**To do**
Copy only this: the line containing "Convert this chart to Chart.js code.", the line containing "ctx.strokeRect(a.left, a.top, a.right", and every line between them, exactly as written.

**Listing**
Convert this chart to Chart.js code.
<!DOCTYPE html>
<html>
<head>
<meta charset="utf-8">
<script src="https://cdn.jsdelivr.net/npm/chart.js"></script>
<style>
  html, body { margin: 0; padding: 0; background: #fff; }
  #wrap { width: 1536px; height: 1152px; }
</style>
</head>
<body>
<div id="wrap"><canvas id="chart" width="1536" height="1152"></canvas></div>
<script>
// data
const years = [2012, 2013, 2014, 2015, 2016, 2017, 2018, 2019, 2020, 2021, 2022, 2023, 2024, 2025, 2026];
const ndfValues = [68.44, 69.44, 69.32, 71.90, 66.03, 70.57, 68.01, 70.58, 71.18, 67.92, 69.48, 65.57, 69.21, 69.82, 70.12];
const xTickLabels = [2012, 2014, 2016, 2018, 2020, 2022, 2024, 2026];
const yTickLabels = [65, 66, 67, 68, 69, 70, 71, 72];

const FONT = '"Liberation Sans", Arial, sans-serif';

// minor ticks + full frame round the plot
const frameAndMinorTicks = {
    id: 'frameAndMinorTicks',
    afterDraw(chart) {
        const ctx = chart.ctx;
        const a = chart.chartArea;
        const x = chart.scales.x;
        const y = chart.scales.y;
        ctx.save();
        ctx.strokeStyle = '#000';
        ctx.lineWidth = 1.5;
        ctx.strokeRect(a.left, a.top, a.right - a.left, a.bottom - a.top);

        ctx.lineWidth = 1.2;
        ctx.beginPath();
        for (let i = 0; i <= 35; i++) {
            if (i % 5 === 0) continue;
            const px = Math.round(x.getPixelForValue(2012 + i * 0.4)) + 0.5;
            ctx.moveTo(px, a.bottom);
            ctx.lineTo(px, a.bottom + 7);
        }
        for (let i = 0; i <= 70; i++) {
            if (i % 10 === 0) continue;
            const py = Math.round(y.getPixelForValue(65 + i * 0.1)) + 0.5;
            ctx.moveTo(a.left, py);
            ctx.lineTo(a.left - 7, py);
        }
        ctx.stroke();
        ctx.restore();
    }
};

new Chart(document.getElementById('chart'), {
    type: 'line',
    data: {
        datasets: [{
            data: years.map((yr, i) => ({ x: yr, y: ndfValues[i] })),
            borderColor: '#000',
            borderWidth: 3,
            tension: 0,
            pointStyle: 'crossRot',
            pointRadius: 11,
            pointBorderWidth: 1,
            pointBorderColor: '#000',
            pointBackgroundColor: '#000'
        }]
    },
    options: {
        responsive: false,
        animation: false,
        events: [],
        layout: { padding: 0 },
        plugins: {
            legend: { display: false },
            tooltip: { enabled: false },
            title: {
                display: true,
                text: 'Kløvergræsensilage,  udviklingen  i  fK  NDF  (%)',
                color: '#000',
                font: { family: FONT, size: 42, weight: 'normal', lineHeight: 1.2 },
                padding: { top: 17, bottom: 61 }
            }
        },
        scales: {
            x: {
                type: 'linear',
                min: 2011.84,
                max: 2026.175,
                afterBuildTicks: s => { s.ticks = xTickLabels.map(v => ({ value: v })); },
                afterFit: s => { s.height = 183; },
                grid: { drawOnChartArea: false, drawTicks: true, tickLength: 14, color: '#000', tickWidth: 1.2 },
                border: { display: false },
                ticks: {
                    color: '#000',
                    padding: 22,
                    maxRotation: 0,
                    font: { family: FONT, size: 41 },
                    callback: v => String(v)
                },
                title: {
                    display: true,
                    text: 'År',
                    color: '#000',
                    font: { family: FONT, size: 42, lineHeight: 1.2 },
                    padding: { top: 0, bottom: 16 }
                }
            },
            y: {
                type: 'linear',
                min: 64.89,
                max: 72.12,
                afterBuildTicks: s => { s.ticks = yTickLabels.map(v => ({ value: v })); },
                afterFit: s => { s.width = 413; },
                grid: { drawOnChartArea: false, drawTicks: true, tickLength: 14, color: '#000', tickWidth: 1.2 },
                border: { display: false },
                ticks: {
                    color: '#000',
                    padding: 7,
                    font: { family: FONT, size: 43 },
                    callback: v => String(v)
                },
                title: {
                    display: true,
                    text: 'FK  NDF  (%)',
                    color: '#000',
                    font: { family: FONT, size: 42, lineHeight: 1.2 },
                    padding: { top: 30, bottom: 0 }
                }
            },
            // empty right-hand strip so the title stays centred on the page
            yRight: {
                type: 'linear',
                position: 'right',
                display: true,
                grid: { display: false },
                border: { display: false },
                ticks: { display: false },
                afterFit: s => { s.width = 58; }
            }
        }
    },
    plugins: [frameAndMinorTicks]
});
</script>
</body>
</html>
--
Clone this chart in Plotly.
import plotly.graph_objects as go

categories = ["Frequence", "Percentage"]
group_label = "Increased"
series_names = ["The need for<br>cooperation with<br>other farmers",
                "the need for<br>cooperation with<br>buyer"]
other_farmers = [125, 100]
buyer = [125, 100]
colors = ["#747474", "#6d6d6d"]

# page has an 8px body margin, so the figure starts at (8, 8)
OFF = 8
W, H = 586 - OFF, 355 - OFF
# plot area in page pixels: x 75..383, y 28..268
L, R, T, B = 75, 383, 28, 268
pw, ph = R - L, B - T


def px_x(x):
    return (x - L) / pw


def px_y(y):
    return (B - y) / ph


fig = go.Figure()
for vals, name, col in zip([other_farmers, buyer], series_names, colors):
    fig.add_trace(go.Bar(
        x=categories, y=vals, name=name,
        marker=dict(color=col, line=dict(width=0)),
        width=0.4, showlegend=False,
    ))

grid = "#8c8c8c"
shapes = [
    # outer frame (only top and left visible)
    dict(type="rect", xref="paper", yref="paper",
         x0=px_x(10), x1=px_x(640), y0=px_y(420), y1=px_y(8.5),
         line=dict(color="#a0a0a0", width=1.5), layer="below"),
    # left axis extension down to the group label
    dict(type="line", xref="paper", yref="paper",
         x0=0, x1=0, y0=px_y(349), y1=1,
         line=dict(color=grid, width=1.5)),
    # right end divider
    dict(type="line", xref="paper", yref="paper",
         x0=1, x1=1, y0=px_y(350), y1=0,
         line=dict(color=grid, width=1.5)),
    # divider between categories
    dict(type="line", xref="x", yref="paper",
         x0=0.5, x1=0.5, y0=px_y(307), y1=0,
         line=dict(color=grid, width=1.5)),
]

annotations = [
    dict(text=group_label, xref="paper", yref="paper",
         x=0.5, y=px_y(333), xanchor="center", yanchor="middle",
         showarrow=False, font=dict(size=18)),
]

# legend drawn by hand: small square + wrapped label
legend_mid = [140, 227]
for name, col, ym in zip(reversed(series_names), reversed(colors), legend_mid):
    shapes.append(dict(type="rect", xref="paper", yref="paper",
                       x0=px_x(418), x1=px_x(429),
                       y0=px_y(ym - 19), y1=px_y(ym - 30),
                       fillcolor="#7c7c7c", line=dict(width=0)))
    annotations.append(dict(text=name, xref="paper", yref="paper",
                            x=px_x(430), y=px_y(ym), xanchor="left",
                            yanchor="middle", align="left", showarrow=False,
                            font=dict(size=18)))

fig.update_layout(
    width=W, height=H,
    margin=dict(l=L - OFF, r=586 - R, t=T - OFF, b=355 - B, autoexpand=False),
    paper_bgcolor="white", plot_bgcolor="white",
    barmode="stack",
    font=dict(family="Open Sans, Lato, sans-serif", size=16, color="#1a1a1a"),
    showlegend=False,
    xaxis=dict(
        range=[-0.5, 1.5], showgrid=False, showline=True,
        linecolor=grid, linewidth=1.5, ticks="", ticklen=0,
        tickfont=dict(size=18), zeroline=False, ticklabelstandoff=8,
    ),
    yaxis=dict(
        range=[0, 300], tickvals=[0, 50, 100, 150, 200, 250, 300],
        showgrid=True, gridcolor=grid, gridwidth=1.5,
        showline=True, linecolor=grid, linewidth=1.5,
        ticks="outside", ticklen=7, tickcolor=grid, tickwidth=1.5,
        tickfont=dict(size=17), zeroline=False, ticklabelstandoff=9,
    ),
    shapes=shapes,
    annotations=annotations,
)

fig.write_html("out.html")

**Worked solution**
Convert this chart to Chart.js code.
<!DOCTYPE html>
<html>
<head>
<meta charset="utf-8">
<script src="https://cdn.jsdelivr.net/npm/chart.js"></script>
<style>
  html, body { margin: 0; padding: 0; background: #fff; }
  #wrap { width: 1536px; height: 1152px; }
</style>
</head>
<body>
<div id="wrap"><canvas id="chart" width="1536" height="1152"></canvas></div>
<script>
// data
const years = [2012, 2013, 2014, 2015, 2016, 2017, 2018, 2019, 2020, 2021, 2022, 2023, 2024, 2025, 2026];
const ndfValues = [68.44, 69.44, 69.32, 71.90, 66.03, 70.57, 68.01, 70.58, 71.18, 67.92, 69.48, 65.57, 69.21, 69.82, 70.12];
const xTickLabels = [2012, 2014, 2016, 2018, 2020, 2022, 2024, 2026];
const yTickLabels = [65, 66, 67, 68, 69, 70, 71, 72];

const FONT = '"Liberation Sans", Arial, sans-serif';

// minor ticks + full frame round the plot
const frameAndMinorTicks = {
    id: 'frameAndMinorTicks',
    afterDraw(chart) {
        const ctx = chart.ctx;
        const a = chart.chartArea;
        const x = chart.scales.x;
        const y = chart.scales.y;
        ctx.save();
        ctx.strokeStyle = '#000';
        ctx.lineWidth = 1.5;
        ctx.strokeRect(a.left, a.top, a.right - a.left, a.bottom - a.top);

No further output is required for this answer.